• [Task instructions]:
Pictures stay out. Extract the lines below from the first one through the line with "import plotly.graph_objects as go", both included.

::: Dataset section :::

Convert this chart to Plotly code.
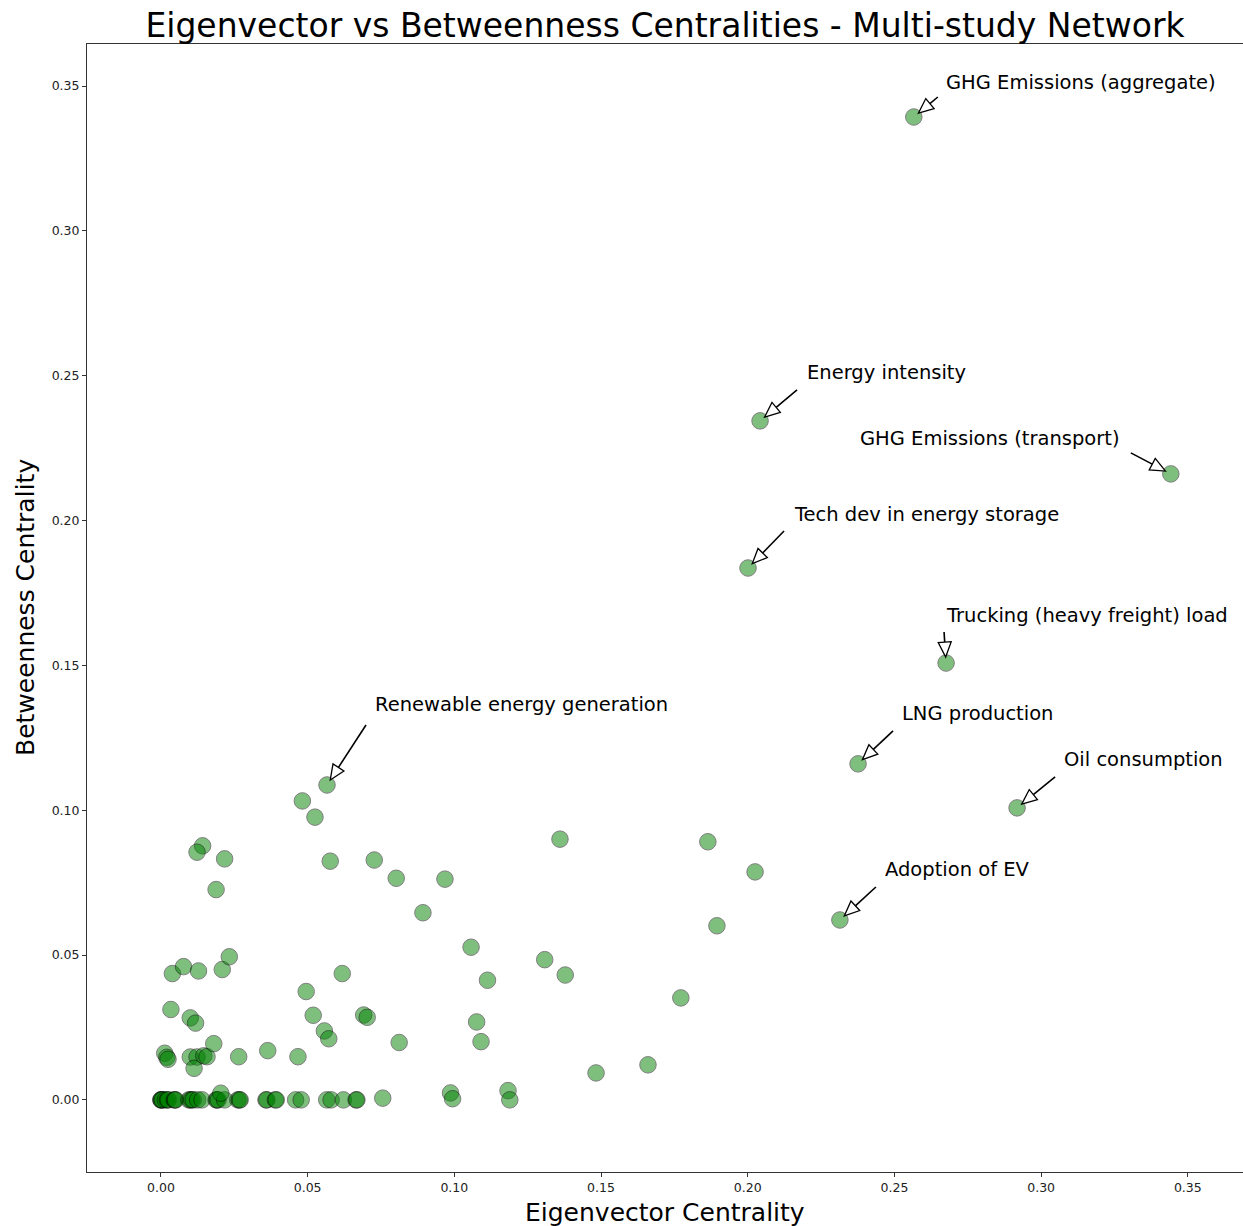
import math
import plotly.graph_objects as go

# ---------------- data ----------------
labels = ["GHG Emissions (aggregate)", "Energy intensity", "GHG Emissions (transport)",
          "Tech dev in energy storage", "Trucking (heavy freight) load", "LNG production",
          "Oil consumption", "Adoption of EV", "Renewable energy generation"]
label_eig = [0.2566, 0.2042, 0.3442, 0.2001, 0.2676, 0.2376, 0.2918, 0.2314, 0.0566]
label_btw = [0.3393, 0.2344, 0.2161, 0.1836, 0.1508, 0.1160, 0.1008, 0.0621, 0.1087]

# remaining nodes
other_eig = [
    # zero-betweenness row
    0.0000, 0.0000, 0.0002, 0.0005, 0.0015, 0.0022, 0.0025, 0.0045, 0.0048, 0.0050,
    0.0095, 0.0100, 0.0105, 0.0110, 0.0125, 0.0140, 0.0188, 0.0191, 0.0195, 0.0217,
    0.0262, 0.0267, 0.0270, 0.0358, 0.0361, 0.0390, 0.0393, 0.0459, 0.0478, 0.0565,
    0.0580, 0.0622, 0.0665, 0.0668,
    # near-zero
    0.0204, 0.0756, 0.0987, 0.0994, 0.1183, 0.1189,
    # others
    0.0013, 0.0020, 0.0024, 0.0100, 0.0123, 0.0146, 0.0157, 0.0113, 0.0180, 0.0265,
    0.0364, 0.0467, 0.0034, 0.0100, 0.0118, 0.0039, 0.0077, 0.0128, 0.0209, 0.0233,
    0.0142, 0.0123, 0.0217, 0.0188, 0.0618, 0.0495, 0.0519, 0.0557, 0.0572, 0.0691,
    0.0703, 0.0812, 0.1076, 0.1091, 0.1483, 0.1660, 0.1772, 0.1864, 0.2025, 0.1895,
    0.0482, 0.0525, 0.1360, 0.0577, 0.0727, 0.0802, 0.0968, 0.0893, 0.1057, 0.1308,
    0.1378, 0.1113,
]
other_btw = [
    0.0, 0.0, 0.0, 0.0, 0.0, 0.0, 0.0, 0.0, 0.0, 0.0,
    0.0, 0.0, 0.0, 0.0, 0.0, 0.0, 0.0, 0.0, 0.0, 0.0,
    0.0, 0.0, 0.0, 0.0, 0.0, 0.0, 0.0, 0.0, 0.0, 0.0,
    0.0, 0.0, 0.0, 0.0,
    0.0023, 0.0006, 0.0024, 0.0004, 0.0032, 0.0000,
    0.0161, 0.0147, 0.0140, 0.0148, 0.0148, 0.0152, 0.0149, 0.0109, 0.0194, 0.0149,
    0.0170, 0.0149, 0.0312, 0.0283, 0.0265, 0.0436, 0.0460, 0.0445, 0.0450, 0.0494,
    0.0877, 0.0855, 0.0832, 0.0726, 0.0436, 0.0374, 0.0292, 0.0238, 0.0211, 0.0293,
    0.0285, 0.0198, 0.0269, 0.0201, 0.0093, 0.0121, 0.0352, 0.0891, 0.0787, 0.0601,
    0.1032, 0.0976, 0.0900, 0.0824, 0.0828, 0.0765, 0.0762, 0.0646, 0.0527, 0.0484,
    0.0431, 0.0413,
]

eig = label_eig + other_eig
btw = label_btw + other_btw

# ---------------- layout constants ----------------
W, H = 1243, 1226
ML, MR, MT, MB = 87, 0, 44, 54
XR = [-0.0252, 0.3688]
YR = [-0.0249, 0.3645]
sx = (W - ML - MR) / (XR[1] - XR[0])
sy = (H - MT - MB) / (YR[1] - YR[0])

# text / arrow offsets in screen pixels relative to the labelled point (dy down)
text_off = [(30, -35, "left"), (45, -48, "left"), (-49, -35, "right"), (44, -54, "left"),
            (-2, -48, "left"), (42, -50, "left"), (45, -48, "left"), (43, -50, "left"),
            (46, -80, "left")]
tail_off = [(24, -20), (37, -31), (-40, -21), (36, -37), (-2, -31), (35, -33),
            (38, -31), (36, -33), (39, -60)]

FONT = "DejaVu Sans"

fig = go.Figure()
fig.add_trace(go.Scatter(
    x=eig, y=btw, mode="markers",
    marker=dict(size=16.5, color="#008000", opacity=0.5,
                line=dict(color="black", width=1)),
    hoverinfo="skip", showlegend=False,
))


def to_data(x, y, dx, dy):
    return x + dx / sx, y - dy / sy


shapes = []
annotations = []
for i, name in enumerate(labels):
    x, y = label_eig[i], label_btw[i]
    tdx, tdy, anchor = text_off[i]
    annotations.append(dict(
        x=x, y=y, xref="x", yref="y", text=name, showarrow=False,
        xanchor=anchor, yanchor="middle", xshift=tdx, yshift=-tdy,
        font=dict(family=FONT, size=19.5, color="black"),
    ))
    ax, ay = tail_off[i]
    L = math.hypot(ax, ay)
    ux, uy = ax / L, ay / L
    tip = (ux * 6, uy * 6)
    head_len, half_w = 15, 6.5
    base = (tip[0] + ux * head_len, tip[1] + uy * head_len)
    px_, py_ = -uy, ux
    b1 = (base[0] + px_ * half_w, base[1] + py_ * half_w)
    b2 = (base[0] - px_ * half_w, base[1] - py_ * half_w)
    # shaft
    if L > 6 + head_len:
        sx0, sy0 = to_data(x, y, ax, ay)
        sx1, sy1 = to_data(x, y, *base)
        shapes.append(dict(type="line", xref="x", yref="y", x0=sx0, y0=sy0, x1=sx1, y1=sy1,
                           line=dict(color="black", width=1.6)))
    pts = [to_data(x, y, *p) for p in (tip, b1, b2)]
    path = "M {} {} L {} {} L {} {} Z".format(pts[0][0], pts[0][1], pts[1][0], pts[1][1],
                                              pts[2][0], pts[2][1])
    shapes.append(dict(type="path", xref="x", yref="y", path=path,
                       fillcolor="white", line=dict(color="black", width=1.3)))

# axis titles
annotations.append(dict(text="Eigenvector Centrality", xref="paper", yref="paper",
                        x=0.5, y=-(1212 - 1172) / (H - MT - MB), xanchor="center",
                        yanchor="middle", showarrow=False,
                        font=dict(family=FONT, size=25, color="black")))
annotations.append(dict(text="Betweenness Centrality", xref="paper", yref="paper",
                        x=(25 - ML) / (W - ML - MR), y=0.5, xanchor="center",
                        yanchor="middle", textangle=-90, showarrow=False,
                        font=dict(family=FONT, size=25, color="black")))

fig.update_layout(
    width=W, height=H,
    margin=dict(l=ML, r=MR, t=MT, b=MB, autoexpand=False),
    paper_bgcolor="white", plot_bgcolor="white",
    font=dict(family=FONT, color="black"),
    title=dict(text="Eigenvector vs Betweenness Centralities - Multi-study Network",
               x=(ML + (W - ML - MR) / 2) / W,
               xanchor="center", yref="container", y=(H - 25) / H, yanchor="middle",
               font=dict(family=FONT, size=33, color="black")),
    shapes=shapes, annotations=annotations,
)
fig.update_xaxes(range=XR, tick0=0, dtick=0.05, tickformat=".2f", ticks="outside",
                 ticklen=4, tickcolor="#333", showgrid=False, zeroline=False,
                 showline=True, linecolor="#333", linewidth=1, mirror=True,
                 tickfont=dict(family=FONT, size=12.5, color="#222"))
fig.update_yaxes(range=YR, tick0=0, dtick=0.05, tickformat=".2f", ticks="outside",
                 ticklen=4, tickcolor="#333", showgrid=False, zeroline=False,
                 showline=True, linecolor="#333", linewidth=1, mirror=False,
                 tickfont=dict(family=FONT, size=12.5, color="#222"))

fig.write_html("out.html",
               config={"displayModeBar": False, "staticPlot": True},
               post_script="document.body.style.margin='0px';"
                           "document.body.style.overflow='hidden';")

:::

• [The result]:
Convert this chart to Plotly code.
import math
import plotly.graph_objects as go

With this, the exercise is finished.